Article
Consumer Activism

The Asymmetry between Time and Money Compensation effect when feeling Scarcity: Time helps the Money Poor, but Money doesn’t help the Time Poor

Date: 2018
Author: Jane So , Nidhi Agrawal
Contributor: eb™ Research Team

We examine two important aspects of scarcity. First, we identify a new scarcity effect on consumers’ advice-taking tendency. Second, we show whether the abundance of one resource alters the scarcity effect of another resource in the domain of advice-taking and whether such interplays vary depending on the resource type (e.g. time abundance compensating for money scarcity vs. money abundance compensating for time scarcity). Researchers found that feelings of resource scarcity systematically affect how consumers think, perceive, feel, and behave through scarcity mindsets (Shah et al. 2012; Shah et al. 2015; Roux et al. 2015).

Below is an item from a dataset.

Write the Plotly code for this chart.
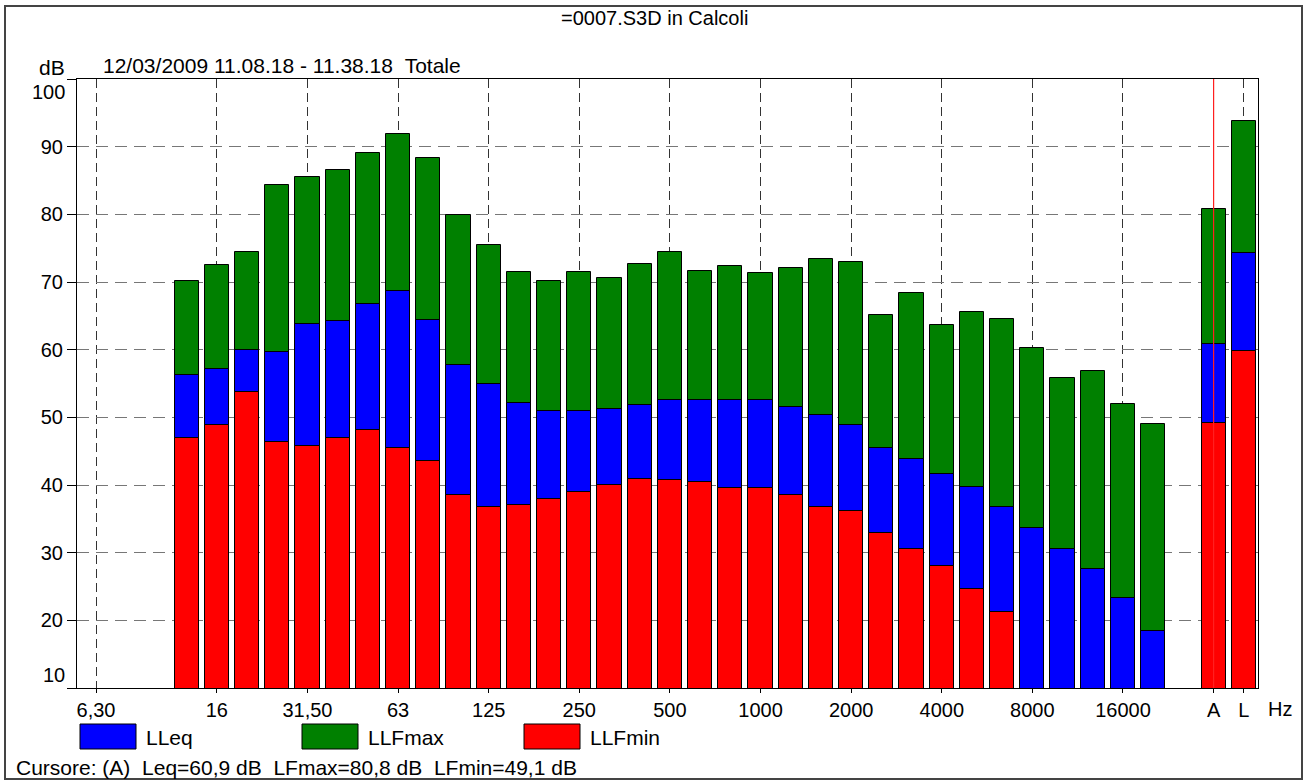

Adding to this line of research, we suggest that when feeling time or money scarcity, which are the two common scarcities that people experience, the scarcity mindset affects consumers’ advice-taking tendency. We argue that when people are feeling time or money scarcity, people are less likely to change their pre-existing opinions based on someone else’s advice. Resource scarcity signals that the environment is harsh (Laran and Salerno 2013; S. E. Hill et al., 2012; Griskevicius et al. 2013), such that people need to compete with others for the scarce resource (Kristofferson et al. 2017; Roux et al. 2015). Thus when people are feeling scarcity, the self becomes more important and people act in accordance to one’s own benefit (Roux et al. 2015). Thus, time or money scarcity can make people focus on the self more, thereby leading to lower advice-taking tendency.